With an ever increasing demand for more knowledge in our economy, organizations require methods of assessment to evaluate the skillset of their workers to produce new ideas, make new products, and provide new services. The ability to create these ideas, products, and services will be determined by the effectiveness of our educational programs. Education provide students with the knowledge and skills required to think, reason, communicate, and collaborate in a world that is shaped by knowledge services, information, and communication technologies (e.g., Binkley, Erstad, Herman, Raizen, Ripley, Miller-Ricci, & Rumble, 2012; Darling-Hammond, 2014). Educational testing has an important role to play in helping students acquire these foundational skills. Educational tests, once developed almost exclusively as a right-of-passage to satisfy demands for accountability and outcomes-based summative testing, are now expected to provide teachers and students with timely, detailed, formative feedback to directly support teaching and learning. With an increasing focus on formative learning principles being adopted to guide our educational testing practices, where assessment-related activities provide constant and specific feedback to modify and improve learning, assessments are being administered more frequently (Black & Wiliam, 1998, 2010). But when testing occurs more frequently, more test items are required. These additional test items must be created efficiently and economically while maintaining a high standard of quality. Fortunately, this requirement for frequent and timely educational testing coincides with the dramatic changes occurring in educational technology. Developers of local, national, and international educational tests are now implementing computerized tests at an extraordinary rate (Beller, 2013). Computerized testing offers many important benefits to support and promote key principles in formative assessment. Computers permit testing on-demand thereby allowing students to take the test at any time during instruction; items on computerized tests are scored immediately thereby providing students with instant feedback; computerized tests permit continuous administration thereby allowing students to have more choices about when they write their exams. In short, developments in computing technology enables the infusion of formative principles into our testing practices that would not have been previously possible.

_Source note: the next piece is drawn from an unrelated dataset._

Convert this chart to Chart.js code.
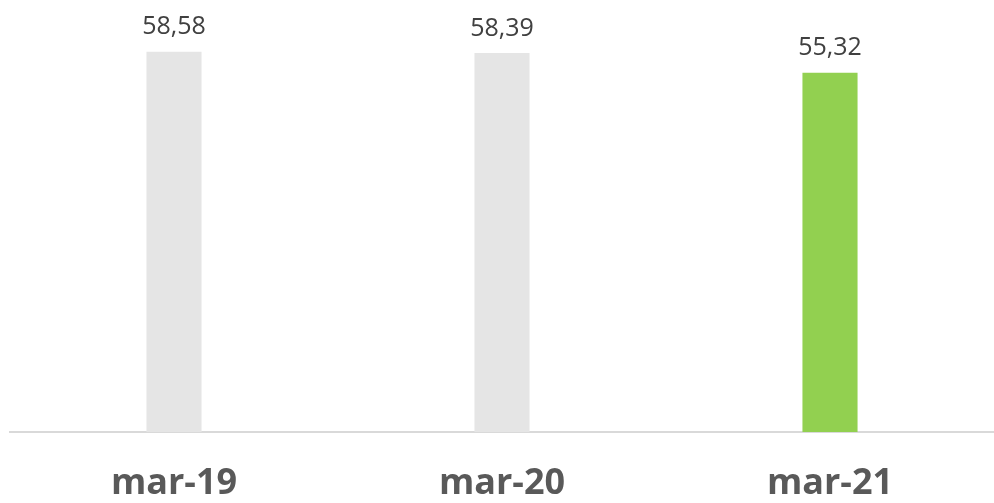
<!DOCTYPE html>
<html>
<head>
<meta charset="utf-8">
<script src="https://cdn.jsdelivr.net/npm/chart.js@4"></script>
<style>
  html, body { margin: 0; padding: 0; background: #fff; }
  #wrap { width: 994px; height: 503px; }
</style>
</head>
<body>
<div id="wrap"><canvas id="barChart"></canvas></div>
<script>
const categories = ['mar-19', 'mar-20', 'mar-21'];
const values = [58.58, 58.39, 55.32];
const valueLabels = ['58,58', '58,39', '55,32'];
const barColors = ['#e5e5e5', '#e5e5e5', '#92d050'];

// draws the value above each bar
const valueLabelPlugin = {
    id: 'valueLabels',
    afterDatasetsDraw(chart) {
        const ctx = chart.ctx;
        const meta = chart.getDatasetMeta(0);
        ctx.save();
        ctx.font = '25px "Open Sans", sans-serif';
        ctx.fillStyle = '#404040';
        ctx.textAlign = 'center';
        ctx.textBaseline = 'bottom';
        meta.data.forEach((bar, i) => {
            ctx.fillText(valueLabels[i], bar.x, bar.y - 12);
        });
        ctx.restore();
    }
};

const ctx = document.getElementById('barChart').getContext('2d');
new Chart(ctx, {
    type: 'bar',
    data: {
        labels: categories,
        datasets: [{
            data: values,
            backgroundColor: barColors,
            borderWidth: 0,
            categoryPercentage: 1,
            barPercentage: 0.168
        }]
    },
    options: {
        responsive: true,
        maintainAspectRatio: false,
        animation: false,
        layout: { padding: { left: 10, top: 10, right: -6, bottom: 0 } },
        plugins: { legend: { display: false }, tooltip: { enabled: false } },
        scales: {
            x: {
                grid: { display: false },
                border: { display: true, color: '#d9d9d9', width: 2 },
                afterFit: (scale) => { scale.height = 71; },
                ticks: {
                    color: '#595959',
                    padding: 22,
                    maxRotation: 0,
                    font: { family: '"Open Sans", sans-serif', size: 36, weight: 'bold' }
                }
            },
            y: {
                display: false,
                min: 0,
                max: 65
            }
        }
    },
    plugins: [valueLabelPlugin]
});
</script>
</body>
</html>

Despite these important benefits, the advent of computerized testing has also raised formidable challenges, particularly in the area of test item development. Tests now require access to large numbers of diverse, high-quality test items to implement computerized testing as items are continuously administered to students. Hundreds of items are needed to develop the test item banks necessary for computerized testing. Unfortunately, creating test items is a time consuming and expensive process. Each individual item is written, initially, by a content specialist and, then, reviewed, edited, and revised by groups of content specialists (Gierl & Lai, 2016; Rudner, 2010). Hence, item development has been identified as one of the most important problems that must be solved before we can fully migrate to computerized testing because large numbers of high-quality, content-specific, test items are required (Haladyna & Rodriguez, 2013; Webb, Gibson, & Forkosh-Baruch, 2013).

Key Terms in this Chapter

Item Model: A template that highlights the features in an item that must be manipulated to generate new items.

Key Features Cognitive Model: A model used to guide item generation based on the relationships among the key features specified in the cognitive model, which include the attributes or features of a task are systematically combined to produce meaningful outcomes across the item feature set.

Cognitive Model: A representation that highlights the knowledge, skills, problem-solving processes and/or content an examinee requires to answer test items.

Distractor Pool Method with Random Selection: A method for creating distractors when the distractors created from a list and then the list is used to randomly select plausible but erroneous content for each generated item.

Elements: Variables in the item model that can be modified to create new test items.

Automatic Item Generation: A process of using item models to generate test items with the aid of computer technology.

Systematic Generation with Rationales Method: A method to systematically create distractors when rationales are used to produce a list of incorrect options.

Systematic Distractor Generation: A method for generating distractors where specific information related to errors and misconceptions is used to create plausible but incorrect options.